MUITO ALÉM DE UMA COR PÚRPURA
“A cor púrpura” geralmente nos leva a pensar no cinema. Primeiramente, no filme de 1985, estrelado por Whoopi Goldberg e dirigido por Steven Spielberg, de estrondoso sucesso. Mais recentemente, no filme musical de 2023, dirigido pelo cineasta ganense Blitz Bazawule, em versão mais afeita ao olhar contemporâneo.
O fato é que o romance de Alice Walker (1944), publicado em 1982, agraciado com o Prêmio Pulitzer, tem conteúdo dramático riquíssimo e é fonte poderosa para discussão de temas urgentes. A discriminação racial, a violência e a segregação contra a mulher negra.
Em “A cor púrpura”, Alice Walker, escritora e ativista norte-americana, vai além da abordagem do tratamento desigual que os negros recebem socialmente. É claro que este tema está muito presente na narrativa. Seu foco, no romance, porém, é a violência contra a mulher negra, que também se dá, na sua narrativa, dentro da própria comunidade negra.

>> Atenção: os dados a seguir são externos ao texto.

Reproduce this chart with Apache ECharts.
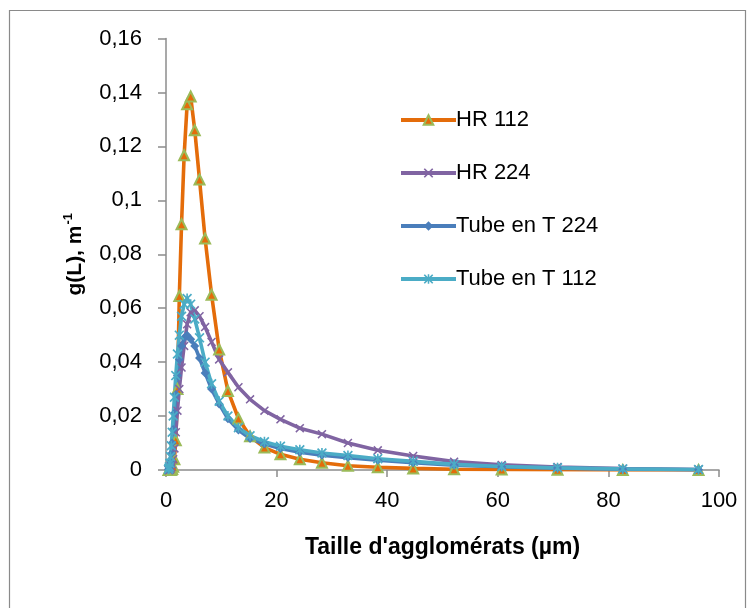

O romance se passa no sul dos Estados Unidos entre os anos 1900 e 1940. A narrativa tem como protagonista Celie, cuja trajetória acompanhamos da adolescência à maturidade. Brutalizada desde a infância, ela é estuprada pelo padrasto e forçada a se casar, ainda adolescente, com um viúvo violento, pai de quatro filhos. Albert a vê como um serviçal de quem pode se servir da maneira como quer. Ele torna a vida de Celie uma constante de sofrimentos físicos e morais.
Uma válvula de escape? Celie escreve cartas endereçadas a Deus e a Nettie, sua irmã que partiu em missão para a África no início da juventude. São elas que compõem o livro. Como Celie pouco domina a escrita, as cartas, compostas ao longo de 30 anos, trazem linguagem peculiar, que deixam evidente a riqueza de seus sentimentos e vivências em meio à carência de recursos normativos.
Sempre que me deparo com “A cor púrpura”, lembro-me de uma dessas cartas. É quando Celie conta para a irmã que Albert se nega a lhe entregar qualquer correspondência sua. “Eu amaldiçôo você”, ela diz, utilizando a linguagem e os sentimentos, recursos de que dispunha para se defender. “Ele riu. Quem você pensa que é? ele falou. Você num pode amaldiçoar ninguém. Olhe para você. Você é preta, é pobre, é feia. Você é mulher. (...) você num é nada”.
Felizmente, quando lemos essa passagem, Celie já está no começo de uma virada na sua vida. É quando terá a ajuda de outras mulheres negras para que possa traçar um destino que a torne independente daqueles que sempre a trataram como um instrumento para suportar as próprias frustrações e violências sofridas. Uma cadeia de violência que explode no mais fraco, oprime e sufoca pela força.
Extremamente sensível, Alice Walker elabora um romance que fala sobre a opressão e a falta de perspectivas. Ao mesmo tempo, consegue apontar eventuais saídas, sem cair em sentimentalismos. Definitivamente um clássico!